■ Problem details:
Working from the top of the listing below, retype each line through the line containing "from matplotlib.ticker import", both included, with no pictures.

_____

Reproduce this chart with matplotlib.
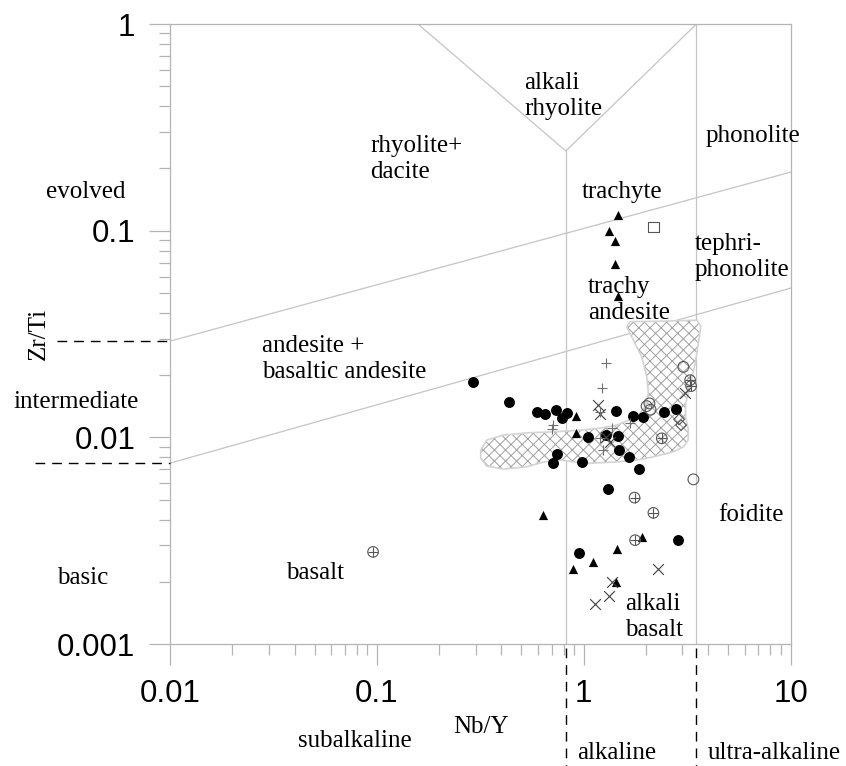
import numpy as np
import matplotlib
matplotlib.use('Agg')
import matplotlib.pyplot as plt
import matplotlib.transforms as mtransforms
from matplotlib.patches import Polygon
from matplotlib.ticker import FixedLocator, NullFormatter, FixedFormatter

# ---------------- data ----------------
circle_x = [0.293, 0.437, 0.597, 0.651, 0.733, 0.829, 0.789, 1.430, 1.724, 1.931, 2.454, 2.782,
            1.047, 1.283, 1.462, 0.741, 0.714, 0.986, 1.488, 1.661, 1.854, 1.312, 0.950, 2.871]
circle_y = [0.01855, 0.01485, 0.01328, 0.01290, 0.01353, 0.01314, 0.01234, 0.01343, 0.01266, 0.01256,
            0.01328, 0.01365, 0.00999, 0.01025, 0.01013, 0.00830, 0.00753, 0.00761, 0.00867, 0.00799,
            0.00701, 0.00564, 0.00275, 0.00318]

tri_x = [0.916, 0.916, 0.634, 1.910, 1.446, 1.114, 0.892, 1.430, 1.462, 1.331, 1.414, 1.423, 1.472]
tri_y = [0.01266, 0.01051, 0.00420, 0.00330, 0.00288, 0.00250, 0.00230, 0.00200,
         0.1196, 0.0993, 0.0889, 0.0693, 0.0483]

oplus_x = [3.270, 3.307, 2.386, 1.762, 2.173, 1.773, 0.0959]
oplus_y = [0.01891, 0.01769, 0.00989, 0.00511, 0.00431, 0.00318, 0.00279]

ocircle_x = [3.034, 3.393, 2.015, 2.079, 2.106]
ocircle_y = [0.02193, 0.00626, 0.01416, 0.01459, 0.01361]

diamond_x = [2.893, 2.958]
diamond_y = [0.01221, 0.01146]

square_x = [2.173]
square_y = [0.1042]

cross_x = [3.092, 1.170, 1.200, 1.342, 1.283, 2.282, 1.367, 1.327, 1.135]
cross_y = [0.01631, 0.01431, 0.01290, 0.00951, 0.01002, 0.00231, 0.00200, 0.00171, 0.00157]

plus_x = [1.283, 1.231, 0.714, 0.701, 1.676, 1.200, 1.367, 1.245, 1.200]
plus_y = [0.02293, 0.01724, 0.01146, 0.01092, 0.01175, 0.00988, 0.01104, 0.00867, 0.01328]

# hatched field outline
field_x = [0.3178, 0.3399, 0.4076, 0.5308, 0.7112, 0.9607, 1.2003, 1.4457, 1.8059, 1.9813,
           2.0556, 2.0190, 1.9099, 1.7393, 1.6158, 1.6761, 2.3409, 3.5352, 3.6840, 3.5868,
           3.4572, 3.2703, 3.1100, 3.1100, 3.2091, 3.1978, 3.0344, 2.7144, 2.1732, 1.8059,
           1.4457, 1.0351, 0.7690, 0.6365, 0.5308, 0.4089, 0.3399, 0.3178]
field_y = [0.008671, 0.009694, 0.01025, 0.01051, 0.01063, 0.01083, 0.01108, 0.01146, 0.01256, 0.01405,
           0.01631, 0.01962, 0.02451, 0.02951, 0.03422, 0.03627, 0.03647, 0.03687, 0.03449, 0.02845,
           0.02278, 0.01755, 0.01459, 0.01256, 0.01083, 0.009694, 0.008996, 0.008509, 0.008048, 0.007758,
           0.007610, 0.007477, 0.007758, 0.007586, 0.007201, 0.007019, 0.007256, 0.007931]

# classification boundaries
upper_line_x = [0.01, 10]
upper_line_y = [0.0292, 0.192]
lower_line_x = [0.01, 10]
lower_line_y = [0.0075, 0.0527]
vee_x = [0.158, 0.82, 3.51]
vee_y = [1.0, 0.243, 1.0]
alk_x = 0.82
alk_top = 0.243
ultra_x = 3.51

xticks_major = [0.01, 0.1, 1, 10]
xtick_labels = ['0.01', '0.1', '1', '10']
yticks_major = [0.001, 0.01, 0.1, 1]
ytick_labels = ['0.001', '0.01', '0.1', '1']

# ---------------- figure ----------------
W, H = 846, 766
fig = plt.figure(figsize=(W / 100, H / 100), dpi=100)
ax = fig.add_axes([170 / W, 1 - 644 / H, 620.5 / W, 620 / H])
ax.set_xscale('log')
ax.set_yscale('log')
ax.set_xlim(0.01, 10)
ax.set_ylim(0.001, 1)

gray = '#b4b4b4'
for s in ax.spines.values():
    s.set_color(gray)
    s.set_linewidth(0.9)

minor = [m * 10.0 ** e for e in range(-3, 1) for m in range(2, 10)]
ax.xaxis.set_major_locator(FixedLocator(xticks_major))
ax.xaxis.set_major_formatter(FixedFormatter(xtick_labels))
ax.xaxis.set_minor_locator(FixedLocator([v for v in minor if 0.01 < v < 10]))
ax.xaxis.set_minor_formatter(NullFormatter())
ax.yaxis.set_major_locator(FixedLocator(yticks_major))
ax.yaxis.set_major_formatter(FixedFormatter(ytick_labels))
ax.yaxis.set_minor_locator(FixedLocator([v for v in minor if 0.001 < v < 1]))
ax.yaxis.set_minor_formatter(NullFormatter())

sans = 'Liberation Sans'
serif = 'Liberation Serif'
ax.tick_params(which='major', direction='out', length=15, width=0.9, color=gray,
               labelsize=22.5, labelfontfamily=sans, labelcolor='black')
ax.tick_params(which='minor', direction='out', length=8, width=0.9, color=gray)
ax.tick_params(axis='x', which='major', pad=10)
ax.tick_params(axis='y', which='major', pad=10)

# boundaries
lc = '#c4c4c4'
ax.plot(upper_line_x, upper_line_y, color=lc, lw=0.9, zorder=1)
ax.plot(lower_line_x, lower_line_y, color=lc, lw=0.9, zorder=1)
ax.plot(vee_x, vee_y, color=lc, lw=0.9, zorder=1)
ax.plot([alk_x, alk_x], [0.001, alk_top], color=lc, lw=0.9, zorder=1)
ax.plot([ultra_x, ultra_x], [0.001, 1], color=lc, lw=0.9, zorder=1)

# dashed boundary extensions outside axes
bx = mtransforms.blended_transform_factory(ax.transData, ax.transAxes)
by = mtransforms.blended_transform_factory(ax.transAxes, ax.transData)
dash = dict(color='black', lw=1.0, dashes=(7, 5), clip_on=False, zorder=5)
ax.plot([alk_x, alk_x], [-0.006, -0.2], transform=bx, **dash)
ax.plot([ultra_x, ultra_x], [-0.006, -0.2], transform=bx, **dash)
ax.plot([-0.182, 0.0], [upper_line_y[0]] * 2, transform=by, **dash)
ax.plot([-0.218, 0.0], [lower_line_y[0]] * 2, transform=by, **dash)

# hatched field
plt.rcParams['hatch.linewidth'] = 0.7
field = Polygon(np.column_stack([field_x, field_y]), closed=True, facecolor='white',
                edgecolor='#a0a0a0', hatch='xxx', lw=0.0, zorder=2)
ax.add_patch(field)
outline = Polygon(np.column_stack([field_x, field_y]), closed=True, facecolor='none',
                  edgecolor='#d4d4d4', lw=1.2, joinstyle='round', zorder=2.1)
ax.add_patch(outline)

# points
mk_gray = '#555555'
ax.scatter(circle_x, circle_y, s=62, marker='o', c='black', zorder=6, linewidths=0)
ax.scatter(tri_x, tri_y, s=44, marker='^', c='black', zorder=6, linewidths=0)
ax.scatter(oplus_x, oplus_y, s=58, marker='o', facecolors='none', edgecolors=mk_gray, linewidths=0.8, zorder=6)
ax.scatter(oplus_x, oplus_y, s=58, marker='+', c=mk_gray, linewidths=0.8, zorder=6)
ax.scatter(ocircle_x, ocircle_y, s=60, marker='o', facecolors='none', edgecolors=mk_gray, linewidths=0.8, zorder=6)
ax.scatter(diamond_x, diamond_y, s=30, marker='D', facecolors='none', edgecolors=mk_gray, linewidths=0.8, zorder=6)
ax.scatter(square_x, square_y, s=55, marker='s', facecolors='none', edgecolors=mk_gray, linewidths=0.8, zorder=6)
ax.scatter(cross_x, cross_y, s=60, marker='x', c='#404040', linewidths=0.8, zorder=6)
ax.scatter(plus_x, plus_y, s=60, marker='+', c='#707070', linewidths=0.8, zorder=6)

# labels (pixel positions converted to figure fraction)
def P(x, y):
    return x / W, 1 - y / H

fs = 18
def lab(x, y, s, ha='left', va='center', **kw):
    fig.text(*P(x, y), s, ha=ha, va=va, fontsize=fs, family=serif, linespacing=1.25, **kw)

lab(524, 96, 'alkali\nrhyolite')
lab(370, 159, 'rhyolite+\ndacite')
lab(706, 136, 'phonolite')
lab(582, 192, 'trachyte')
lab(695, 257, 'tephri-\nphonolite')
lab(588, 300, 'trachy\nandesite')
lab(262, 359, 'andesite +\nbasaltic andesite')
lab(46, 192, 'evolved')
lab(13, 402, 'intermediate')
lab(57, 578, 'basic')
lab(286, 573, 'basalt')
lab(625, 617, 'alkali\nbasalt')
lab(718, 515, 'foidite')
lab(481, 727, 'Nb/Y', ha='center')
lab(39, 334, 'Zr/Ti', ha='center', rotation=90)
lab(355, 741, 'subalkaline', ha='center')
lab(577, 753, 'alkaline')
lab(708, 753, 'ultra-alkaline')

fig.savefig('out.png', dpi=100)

_____

■ Output:
Reproduce this chart with matplotlib.
import numpy as np
import matplotlib
matplotlib.use('Agg')
import matplotlib.pyplot as plt
import matplotlib.transforms as mtransforms
from matplotlib.patches import Polygon
from matplotlib.ticker import FixedLocator, NullFormatter, FixedFormatter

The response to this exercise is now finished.